● To be done:
Write out again, unaltered, the lines from the start through the line containing "Chart.register(...registerables);".

● Exercise materials:
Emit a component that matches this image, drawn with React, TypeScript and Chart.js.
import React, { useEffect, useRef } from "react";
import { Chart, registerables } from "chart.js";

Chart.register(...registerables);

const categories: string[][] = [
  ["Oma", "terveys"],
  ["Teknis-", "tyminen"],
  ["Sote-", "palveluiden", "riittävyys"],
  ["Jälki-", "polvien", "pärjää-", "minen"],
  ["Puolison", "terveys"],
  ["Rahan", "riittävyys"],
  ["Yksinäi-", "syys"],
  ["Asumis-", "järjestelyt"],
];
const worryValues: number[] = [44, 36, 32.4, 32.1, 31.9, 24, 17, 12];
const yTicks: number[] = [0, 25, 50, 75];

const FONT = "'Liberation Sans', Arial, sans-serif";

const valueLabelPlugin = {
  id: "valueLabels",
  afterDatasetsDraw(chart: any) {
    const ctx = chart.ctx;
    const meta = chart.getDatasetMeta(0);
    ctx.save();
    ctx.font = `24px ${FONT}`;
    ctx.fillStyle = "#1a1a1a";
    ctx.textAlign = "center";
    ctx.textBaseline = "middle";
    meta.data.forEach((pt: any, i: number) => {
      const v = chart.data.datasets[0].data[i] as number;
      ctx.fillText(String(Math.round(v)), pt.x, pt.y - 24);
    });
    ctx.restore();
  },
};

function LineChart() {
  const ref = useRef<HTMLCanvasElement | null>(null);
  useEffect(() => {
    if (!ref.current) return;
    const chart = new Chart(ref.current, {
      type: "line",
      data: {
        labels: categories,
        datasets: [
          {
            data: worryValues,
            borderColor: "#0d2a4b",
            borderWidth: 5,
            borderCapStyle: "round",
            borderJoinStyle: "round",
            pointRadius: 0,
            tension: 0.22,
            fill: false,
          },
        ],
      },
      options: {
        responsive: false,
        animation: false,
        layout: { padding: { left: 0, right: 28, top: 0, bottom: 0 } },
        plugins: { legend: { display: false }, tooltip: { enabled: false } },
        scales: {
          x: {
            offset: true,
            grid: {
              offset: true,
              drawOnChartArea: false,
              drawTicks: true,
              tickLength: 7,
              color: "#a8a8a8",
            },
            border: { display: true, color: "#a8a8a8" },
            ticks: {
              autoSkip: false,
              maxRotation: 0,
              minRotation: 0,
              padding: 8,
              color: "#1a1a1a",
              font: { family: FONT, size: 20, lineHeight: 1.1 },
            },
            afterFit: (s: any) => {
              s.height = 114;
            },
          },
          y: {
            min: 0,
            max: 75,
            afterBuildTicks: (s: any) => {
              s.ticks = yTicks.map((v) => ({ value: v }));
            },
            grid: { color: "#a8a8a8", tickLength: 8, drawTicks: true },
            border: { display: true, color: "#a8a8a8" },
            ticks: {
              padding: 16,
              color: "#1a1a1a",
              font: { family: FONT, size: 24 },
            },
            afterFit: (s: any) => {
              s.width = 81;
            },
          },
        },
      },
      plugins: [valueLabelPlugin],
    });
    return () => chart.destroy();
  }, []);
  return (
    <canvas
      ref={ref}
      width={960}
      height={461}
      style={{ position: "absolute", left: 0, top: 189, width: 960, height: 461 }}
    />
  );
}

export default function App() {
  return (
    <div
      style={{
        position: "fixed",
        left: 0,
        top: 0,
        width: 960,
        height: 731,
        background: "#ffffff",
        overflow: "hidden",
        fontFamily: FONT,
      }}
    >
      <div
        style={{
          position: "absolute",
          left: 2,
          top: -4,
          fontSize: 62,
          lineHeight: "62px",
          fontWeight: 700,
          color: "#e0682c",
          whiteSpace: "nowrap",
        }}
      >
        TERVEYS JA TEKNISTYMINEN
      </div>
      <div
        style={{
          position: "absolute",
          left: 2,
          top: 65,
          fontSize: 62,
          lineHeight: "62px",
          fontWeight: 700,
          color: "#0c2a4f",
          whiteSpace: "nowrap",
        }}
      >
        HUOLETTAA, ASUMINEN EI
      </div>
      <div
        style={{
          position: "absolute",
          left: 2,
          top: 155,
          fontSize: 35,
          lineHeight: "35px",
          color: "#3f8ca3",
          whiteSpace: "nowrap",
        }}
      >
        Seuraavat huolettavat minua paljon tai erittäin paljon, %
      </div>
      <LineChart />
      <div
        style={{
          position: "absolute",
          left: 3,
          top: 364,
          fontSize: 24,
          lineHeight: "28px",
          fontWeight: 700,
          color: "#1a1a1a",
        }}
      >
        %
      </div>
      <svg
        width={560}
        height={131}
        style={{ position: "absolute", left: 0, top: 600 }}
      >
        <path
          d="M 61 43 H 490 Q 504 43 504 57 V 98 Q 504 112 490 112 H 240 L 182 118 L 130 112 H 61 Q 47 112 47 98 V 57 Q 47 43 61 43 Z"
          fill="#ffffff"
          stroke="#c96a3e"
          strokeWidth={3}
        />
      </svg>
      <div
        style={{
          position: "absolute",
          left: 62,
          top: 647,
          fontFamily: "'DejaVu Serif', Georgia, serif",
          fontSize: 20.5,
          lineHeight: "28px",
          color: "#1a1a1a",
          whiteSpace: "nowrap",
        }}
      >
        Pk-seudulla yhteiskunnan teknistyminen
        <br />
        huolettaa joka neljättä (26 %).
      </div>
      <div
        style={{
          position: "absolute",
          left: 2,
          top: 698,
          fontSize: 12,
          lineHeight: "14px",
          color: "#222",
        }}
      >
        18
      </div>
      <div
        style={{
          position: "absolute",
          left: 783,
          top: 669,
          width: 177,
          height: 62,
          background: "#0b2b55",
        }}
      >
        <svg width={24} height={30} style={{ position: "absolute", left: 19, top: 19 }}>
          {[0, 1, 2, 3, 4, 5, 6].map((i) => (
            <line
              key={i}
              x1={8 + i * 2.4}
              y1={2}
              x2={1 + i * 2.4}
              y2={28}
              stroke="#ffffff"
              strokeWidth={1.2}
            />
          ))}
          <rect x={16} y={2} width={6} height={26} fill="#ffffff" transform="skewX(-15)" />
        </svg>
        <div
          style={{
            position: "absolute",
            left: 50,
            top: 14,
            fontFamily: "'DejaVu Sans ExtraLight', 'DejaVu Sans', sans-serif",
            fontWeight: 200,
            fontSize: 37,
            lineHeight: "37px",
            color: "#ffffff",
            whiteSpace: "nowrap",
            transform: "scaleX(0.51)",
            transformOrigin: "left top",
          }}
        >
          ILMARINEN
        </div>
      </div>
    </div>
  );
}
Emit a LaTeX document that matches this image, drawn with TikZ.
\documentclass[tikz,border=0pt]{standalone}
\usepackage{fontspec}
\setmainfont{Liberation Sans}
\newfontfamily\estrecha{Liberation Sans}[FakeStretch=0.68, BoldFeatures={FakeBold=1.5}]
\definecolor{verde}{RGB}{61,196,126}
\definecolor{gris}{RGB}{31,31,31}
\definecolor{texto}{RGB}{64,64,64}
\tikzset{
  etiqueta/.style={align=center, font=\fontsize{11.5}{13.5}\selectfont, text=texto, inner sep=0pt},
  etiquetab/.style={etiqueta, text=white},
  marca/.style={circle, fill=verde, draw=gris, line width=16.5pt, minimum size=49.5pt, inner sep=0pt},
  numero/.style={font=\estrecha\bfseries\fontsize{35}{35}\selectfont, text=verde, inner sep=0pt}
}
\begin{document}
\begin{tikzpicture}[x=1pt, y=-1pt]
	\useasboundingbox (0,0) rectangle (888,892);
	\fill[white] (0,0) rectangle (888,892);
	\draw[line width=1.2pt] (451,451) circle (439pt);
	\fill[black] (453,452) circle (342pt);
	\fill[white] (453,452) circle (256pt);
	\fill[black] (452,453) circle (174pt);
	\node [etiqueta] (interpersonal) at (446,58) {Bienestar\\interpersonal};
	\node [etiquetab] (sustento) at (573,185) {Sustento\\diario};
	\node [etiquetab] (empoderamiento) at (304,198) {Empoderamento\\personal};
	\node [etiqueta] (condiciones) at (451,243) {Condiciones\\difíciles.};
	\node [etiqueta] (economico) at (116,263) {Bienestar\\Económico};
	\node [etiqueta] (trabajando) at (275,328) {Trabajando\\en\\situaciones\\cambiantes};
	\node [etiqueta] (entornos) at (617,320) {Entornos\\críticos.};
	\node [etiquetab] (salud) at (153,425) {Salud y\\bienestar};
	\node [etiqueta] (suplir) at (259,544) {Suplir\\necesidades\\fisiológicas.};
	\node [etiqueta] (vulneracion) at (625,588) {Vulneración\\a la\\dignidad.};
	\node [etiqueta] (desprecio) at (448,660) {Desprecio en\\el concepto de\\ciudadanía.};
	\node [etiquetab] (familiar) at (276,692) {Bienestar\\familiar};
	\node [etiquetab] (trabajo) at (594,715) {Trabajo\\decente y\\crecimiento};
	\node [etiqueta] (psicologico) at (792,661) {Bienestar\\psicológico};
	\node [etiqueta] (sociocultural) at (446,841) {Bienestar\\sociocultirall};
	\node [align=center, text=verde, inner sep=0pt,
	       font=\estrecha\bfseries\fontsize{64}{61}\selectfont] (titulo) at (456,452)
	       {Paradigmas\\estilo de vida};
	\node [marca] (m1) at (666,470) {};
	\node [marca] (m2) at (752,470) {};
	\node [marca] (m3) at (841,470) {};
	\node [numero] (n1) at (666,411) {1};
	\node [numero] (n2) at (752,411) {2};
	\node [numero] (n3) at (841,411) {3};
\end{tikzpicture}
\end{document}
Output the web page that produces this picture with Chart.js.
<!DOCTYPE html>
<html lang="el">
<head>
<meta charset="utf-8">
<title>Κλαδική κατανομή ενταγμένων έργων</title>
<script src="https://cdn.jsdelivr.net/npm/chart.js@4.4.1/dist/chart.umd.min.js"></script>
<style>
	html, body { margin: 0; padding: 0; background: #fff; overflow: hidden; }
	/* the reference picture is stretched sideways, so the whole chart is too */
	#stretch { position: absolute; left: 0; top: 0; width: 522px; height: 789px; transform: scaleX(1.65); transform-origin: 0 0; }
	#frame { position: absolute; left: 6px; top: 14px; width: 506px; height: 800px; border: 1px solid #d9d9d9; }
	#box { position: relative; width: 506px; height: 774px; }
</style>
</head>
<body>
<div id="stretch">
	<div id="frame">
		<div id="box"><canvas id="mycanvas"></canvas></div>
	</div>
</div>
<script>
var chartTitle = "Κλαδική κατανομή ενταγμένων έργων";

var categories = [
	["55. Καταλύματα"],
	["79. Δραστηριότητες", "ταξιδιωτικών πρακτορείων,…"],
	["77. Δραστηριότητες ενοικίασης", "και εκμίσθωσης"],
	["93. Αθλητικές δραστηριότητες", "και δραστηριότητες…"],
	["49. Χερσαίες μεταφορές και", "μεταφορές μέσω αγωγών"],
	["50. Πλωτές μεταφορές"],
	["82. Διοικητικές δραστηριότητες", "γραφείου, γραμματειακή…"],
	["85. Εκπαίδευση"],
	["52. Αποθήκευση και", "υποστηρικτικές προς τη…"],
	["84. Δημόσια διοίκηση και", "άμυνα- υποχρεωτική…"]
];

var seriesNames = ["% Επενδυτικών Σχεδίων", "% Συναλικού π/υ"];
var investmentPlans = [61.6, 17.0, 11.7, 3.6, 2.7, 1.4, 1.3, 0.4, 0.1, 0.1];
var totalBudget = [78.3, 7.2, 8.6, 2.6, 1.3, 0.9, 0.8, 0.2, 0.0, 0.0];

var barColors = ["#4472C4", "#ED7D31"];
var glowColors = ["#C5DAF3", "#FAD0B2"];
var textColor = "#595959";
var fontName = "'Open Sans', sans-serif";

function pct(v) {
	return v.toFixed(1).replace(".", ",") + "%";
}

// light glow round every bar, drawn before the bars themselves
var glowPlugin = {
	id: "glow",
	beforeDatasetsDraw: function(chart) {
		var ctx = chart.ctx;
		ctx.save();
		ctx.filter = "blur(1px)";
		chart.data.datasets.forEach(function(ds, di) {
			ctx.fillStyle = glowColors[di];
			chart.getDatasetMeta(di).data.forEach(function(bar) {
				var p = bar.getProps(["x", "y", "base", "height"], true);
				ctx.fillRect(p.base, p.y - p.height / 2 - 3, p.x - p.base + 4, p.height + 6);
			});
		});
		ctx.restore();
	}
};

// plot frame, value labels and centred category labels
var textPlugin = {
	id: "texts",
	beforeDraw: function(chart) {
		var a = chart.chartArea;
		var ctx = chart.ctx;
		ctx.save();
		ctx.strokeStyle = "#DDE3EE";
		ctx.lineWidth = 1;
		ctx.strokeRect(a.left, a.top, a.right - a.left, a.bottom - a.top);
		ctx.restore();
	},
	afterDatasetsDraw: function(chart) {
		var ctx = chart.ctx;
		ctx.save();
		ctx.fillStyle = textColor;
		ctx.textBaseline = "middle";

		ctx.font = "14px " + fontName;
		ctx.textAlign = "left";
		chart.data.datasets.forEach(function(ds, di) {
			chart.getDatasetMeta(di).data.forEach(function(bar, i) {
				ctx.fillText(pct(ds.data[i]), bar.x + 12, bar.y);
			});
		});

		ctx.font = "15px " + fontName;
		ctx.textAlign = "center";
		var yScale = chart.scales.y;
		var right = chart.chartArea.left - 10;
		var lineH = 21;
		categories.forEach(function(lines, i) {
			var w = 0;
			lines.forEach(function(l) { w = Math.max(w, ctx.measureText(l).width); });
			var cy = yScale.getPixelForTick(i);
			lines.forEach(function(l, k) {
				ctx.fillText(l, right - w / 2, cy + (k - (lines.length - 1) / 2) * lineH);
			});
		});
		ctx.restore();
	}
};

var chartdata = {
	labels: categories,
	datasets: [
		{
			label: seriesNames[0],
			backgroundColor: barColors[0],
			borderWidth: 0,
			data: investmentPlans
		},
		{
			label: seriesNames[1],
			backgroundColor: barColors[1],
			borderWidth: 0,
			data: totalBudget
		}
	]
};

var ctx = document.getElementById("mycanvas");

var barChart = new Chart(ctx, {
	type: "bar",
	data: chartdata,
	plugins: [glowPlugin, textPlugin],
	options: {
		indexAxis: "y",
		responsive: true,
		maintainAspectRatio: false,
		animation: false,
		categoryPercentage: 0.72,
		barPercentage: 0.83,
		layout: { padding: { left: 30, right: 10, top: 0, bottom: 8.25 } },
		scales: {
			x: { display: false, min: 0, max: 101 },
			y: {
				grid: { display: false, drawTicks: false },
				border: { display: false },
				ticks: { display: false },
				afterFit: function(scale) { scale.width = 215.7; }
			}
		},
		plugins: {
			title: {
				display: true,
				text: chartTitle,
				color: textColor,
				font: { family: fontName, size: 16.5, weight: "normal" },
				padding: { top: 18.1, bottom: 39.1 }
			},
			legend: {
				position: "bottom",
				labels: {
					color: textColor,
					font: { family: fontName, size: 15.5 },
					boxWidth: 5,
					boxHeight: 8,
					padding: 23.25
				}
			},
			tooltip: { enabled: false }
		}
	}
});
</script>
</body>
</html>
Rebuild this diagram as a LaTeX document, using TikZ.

● Task result:
Emit a component that matches this image, drawn with React, TypeScript and Chart.js.
import React, { useEffect, useRef } from "react";
import { Chart, registerables } from "chart.js";

Chart.register(...registerables);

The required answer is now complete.